Wenn man denn tatsächlich alle (oder zumindest mehrerere) dieser Möglichkeiten auslotet... Und nicht nur eine von Sozialdarwinismus triefende Meinungsäußerung einstellt und diese auch noch als 'wissenschaftlich' einmänteln möchte. Da nützt dann allerdings auch weder Verbrämung noch sophistische Haarspalterei - da steht man mit leuchtend polierter Glatze. Semper.
 
Erwähnenswert finde ich auch durchaus den Umstand, das der französische Botschafter nach dem Desaster in Bad Ems nach Paris eilte und sich darum, vergeblich, bemühte, Gramont und Ollivier davon zu überzeugen, dass von einer Beleidigung seitens Wilhelm I. keine Rede sein könne. Das wollte niemand hören und man hat Benedetti auch erst gar nicht zum Ministerrat vorgelassen. Nachzulesen bei Alain Gouttman, La grande dèfaite 1870-1871.
 
Der französische Kriegsminister Leboeuf wurde am 6.Juli von seinen Kabinettskollegen gefragt, ob die Armee einsatzbereit sei. Leboeuf bejahte dies.

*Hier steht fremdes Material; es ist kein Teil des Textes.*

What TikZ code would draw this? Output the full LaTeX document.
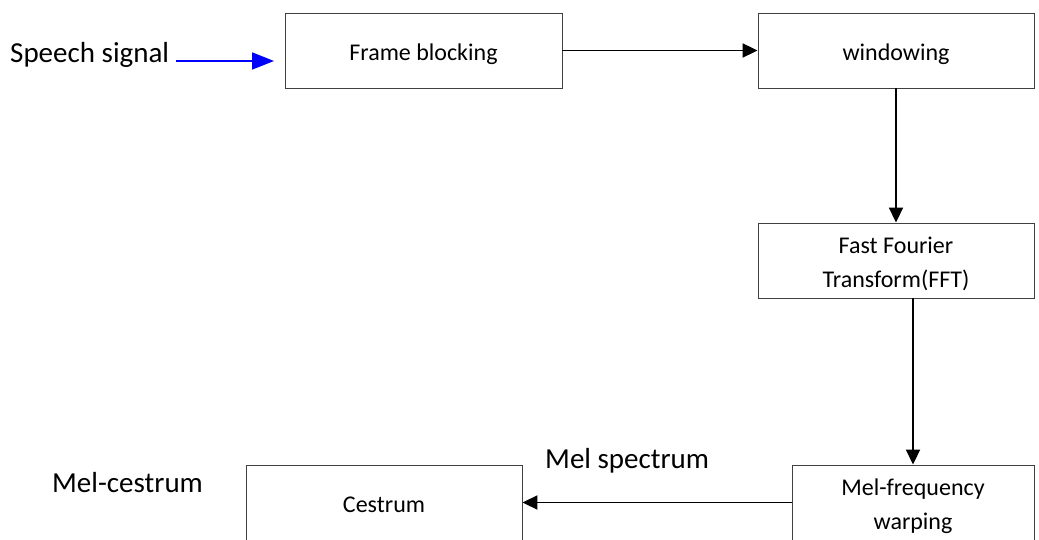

Was er seinen Kollegen verschwieg, war, das einen raschen Aufmarsch mit der Eisenbahn nicht problemlos vonstatten gehen könne. Grund: Die Verhandlungen mit den französischen Eisenbahngesellschaften zwecks paritätisch besetzte Kommission zur Steuerung des Aufmarsches an der Nordostgrenze waren gescheitert.
Das hat man dann beim Aufmrasch auch zu spüren bekommen.

Ebenso verschwieg Leboeuf, das er Napoelon III. im März 1870 seine Zweifel vorgestellt hatte, ob Frankreich mit seinem jetzigen Armee gegen eine starke Masse gut ausgebildeter und diziplinierter Soldaten aufseiten des Norddeutschen Bundes überhaupt bestehen könne. Und trotzdem wurde Preußen der Krieg erklärt.

Ebenfalls nachzulesen bei Alain Gouttman, La grande dèfaite 1870-1871.